▶ _WHAT YOU NEED TO DO_: Your task is to retype, word for word, the lines from the start of the data through the line holding "const values2021 = [3,2,7,2,2,13,1,4,3,3,4,4,5,3,7,34];". Do not include the pictures.

▶ _GIVEN DATA_:
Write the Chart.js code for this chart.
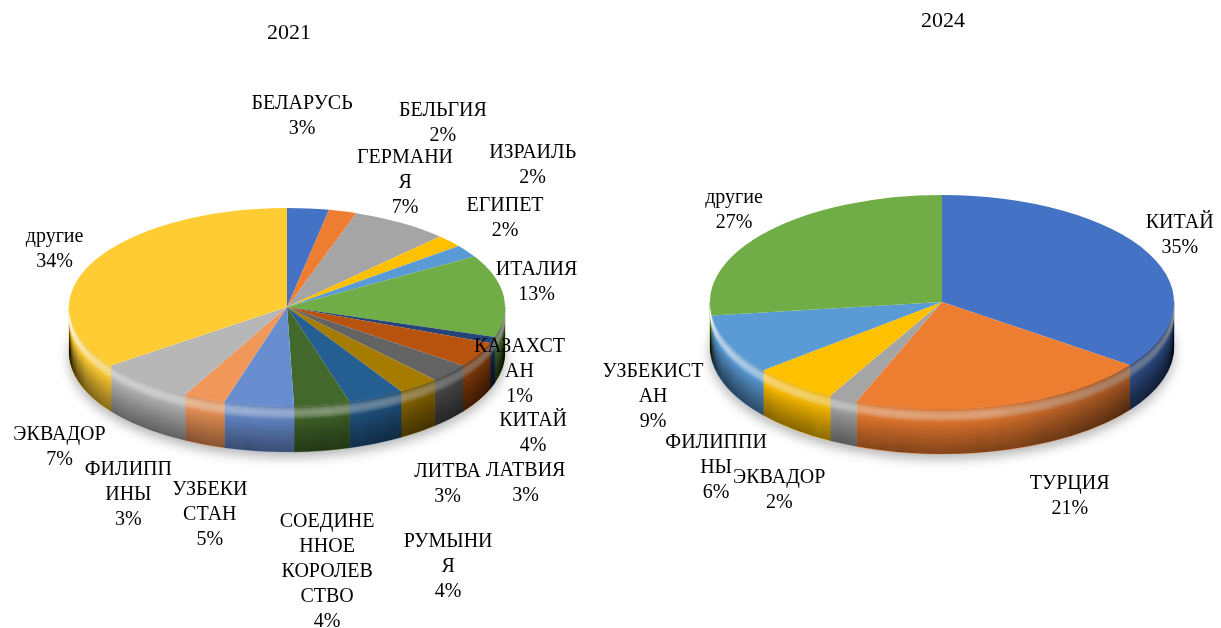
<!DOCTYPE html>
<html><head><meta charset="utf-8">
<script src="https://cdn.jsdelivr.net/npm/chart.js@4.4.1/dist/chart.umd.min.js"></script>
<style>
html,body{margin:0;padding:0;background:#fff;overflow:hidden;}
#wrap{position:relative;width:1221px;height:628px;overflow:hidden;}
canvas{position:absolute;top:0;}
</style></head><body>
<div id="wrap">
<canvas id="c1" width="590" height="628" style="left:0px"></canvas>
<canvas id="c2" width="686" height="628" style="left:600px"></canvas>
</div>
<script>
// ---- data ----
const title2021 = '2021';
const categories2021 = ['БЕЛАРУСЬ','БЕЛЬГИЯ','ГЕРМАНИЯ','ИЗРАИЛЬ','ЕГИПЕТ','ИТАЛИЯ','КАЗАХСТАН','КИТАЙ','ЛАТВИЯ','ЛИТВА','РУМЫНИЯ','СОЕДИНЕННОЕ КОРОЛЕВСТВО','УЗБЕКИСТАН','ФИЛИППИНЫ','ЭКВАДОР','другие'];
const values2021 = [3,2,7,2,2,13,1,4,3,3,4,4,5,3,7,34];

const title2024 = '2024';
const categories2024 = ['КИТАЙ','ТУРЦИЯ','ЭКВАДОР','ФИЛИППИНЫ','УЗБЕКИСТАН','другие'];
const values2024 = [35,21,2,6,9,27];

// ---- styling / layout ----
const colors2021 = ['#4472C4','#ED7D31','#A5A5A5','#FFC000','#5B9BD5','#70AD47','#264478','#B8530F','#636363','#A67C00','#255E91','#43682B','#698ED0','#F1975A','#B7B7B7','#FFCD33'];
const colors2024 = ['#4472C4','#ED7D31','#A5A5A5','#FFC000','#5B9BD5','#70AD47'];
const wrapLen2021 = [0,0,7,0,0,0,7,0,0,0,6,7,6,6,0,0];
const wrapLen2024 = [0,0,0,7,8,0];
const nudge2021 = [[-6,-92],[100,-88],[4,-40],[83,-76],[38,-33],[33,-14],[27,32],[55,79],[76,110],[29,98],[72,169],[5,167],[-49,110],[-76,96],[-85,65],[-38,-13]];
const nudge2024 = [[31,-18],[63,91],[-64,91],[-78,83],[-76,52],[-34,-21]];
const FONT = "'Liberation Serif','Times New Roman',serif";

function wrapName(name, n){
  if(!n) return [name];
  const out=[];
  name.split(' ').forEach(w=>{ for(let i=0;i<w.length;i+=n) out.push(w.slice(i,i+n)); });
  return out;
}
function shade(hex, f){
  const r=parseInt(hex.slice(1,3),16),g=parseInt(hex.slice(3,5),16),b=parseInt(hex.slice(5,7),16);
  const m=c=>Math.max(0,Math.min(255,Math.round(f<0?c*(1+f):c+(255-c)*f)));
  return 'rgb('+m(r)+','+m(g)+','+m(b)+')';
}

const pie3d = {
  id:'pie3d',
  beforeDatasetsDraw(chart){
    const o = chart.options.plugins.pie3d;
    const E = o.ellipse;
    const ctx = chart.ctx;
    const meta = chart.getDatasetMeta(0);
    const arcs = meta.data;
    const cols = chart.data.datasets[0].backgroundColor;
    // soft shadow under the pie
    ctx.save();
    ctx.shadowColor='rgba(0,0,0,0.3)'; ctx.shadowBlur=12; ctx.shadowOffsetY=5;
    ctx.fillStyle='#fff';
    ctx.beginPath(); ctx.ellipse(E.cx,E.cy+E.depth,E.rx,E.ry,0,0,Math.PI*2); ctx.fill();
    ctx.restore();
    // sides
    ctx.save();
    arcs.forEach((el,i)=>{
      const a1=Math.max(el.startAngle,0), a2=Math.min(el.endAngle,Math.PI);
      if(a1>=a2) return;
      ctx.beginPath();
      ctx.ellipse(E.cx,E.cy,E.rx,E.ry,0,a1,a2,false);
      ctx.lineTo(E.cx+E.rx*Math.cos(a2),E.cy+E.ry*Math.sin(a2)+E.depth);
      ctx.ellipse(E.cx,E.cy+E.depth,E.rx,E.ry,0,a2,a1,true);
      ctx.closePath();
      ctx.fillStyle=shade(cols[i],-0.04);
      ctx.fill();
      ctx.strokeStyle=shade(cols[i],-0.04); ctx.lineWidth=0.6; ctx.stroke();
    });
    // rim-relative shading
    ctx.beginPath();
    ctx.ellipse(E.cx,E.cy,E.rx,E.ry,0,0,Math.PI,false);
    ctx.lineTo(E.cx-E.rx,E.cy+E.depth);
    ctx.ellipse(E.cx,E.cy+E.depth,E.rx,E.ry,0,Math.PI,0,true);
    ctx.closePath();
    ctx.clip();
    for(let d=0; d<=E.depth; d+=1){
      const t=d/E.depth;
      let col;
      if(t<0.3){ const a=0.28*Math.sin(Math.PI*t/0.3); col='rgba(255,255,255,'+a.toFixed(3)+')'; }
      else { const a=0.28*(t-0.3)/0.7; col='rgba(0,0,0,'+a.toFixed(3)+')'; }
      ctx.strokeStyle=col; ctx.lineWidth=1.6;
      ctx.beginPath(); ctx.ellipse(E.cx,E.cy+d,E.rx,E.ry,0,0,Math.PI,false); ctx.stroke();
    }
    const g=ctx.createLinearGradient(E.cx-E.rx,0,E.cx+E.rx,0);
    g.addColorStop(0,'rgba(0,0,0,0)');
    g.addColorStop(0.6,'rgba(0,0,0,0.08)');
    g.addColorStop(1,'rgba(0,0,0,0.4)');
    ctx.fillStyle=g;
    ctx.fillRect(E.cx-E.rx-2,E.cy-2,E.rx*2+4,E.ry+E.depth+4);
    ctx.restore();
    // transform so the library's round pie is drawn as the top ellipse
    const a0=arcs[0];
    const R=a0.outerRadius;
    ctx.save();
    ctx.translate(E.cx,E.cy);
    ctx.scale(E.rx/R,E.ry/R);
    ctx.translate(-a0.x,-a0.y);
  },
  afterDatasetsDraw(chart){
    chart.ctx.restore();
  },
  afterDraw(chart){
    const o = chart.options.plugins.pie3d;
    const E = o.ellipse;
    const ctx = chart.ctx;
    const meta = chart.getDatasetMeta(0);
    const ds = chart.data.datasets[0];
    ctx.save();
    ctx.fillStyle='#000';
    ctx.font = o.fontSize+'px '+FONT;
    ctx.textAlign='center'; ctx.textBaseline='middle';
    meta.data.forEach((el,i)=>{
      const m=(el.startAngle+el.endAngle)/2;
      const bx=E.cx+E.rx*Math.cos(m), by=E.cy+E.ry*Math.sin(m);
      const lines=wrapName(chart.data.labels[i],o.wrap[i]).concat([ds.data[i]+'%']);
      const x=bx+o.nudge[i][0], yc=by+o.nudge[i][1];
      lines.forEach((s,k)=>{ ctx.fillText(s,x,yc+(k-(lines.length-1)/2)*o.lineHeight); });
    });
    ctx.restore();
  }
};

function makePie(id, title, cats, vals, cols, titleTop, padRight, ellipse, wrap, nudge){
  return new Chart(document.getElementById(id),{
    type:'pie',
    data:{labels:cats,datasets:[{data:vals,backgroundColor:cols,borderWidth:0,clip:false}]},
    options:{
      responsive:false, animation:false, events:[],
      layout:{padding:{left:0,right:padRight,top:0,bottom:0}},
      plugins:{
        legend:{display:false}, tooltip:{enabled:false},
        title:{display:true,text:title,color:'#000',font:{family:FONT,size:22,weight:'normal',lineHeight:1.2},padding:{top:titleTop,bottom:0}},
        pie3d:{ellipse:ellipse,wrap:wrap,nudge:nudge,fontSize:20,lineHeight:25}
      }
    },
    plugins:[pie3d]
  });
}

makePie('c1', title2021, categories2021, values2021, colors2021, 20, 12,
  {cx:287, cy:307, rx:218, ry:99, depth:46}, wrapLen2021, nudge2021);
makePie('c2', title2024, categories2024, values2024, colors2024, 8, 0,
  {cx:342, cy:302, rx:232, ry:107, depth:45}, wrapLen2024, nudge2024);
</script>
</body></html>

▶ _FULL OUTPUT_:
Write the Chart.js code for this chart.
<!DOCTYPE html>
<html><head><meta charset="utf-8">
<script src="https://cdn.jsdelivr.net/npm/chart.js@4.4.1/dist/chart.umd.min.js"></script>
<style>
html,body{margin:0;padding:0;background:#fff;overflow:hidden;}
#wrap{position:relative;width:1221px;height:628px;overflow:hidden;}
canvas{position:absolute;top:0;}
</style></head><body>
<div id="wrap">
<canvas id="c1" width="590" height="628" style="left:0px"></canvas>
<canvas id="c2" width="686" height="628" style="left:600px"></canvas>
</div>
<script>
// ---- data ----
const title2021 = '2021';
const categories2021 = ['БЕЛАРУСЬ','БЕЛЬГИЯ','ГЕРМАНИЯ','ИЗРАИЛЬ','ЕГИПЕТ','ИТАЛИЯ','КАЗАХСТАН','КИТАЙ','ЛАТВИЯ','ЛИТВА','РУМЫНИЯ','СОЕДИНЕННОЕ КОРОЛЕВСТВО','УЗБЕКИСТАН','ФИЛИППИНЫ','ЭКВАДОР','другие'];
const values2021 = [3,2,7,2,2,13,1,4,3,3,4,4,5,3,7,34];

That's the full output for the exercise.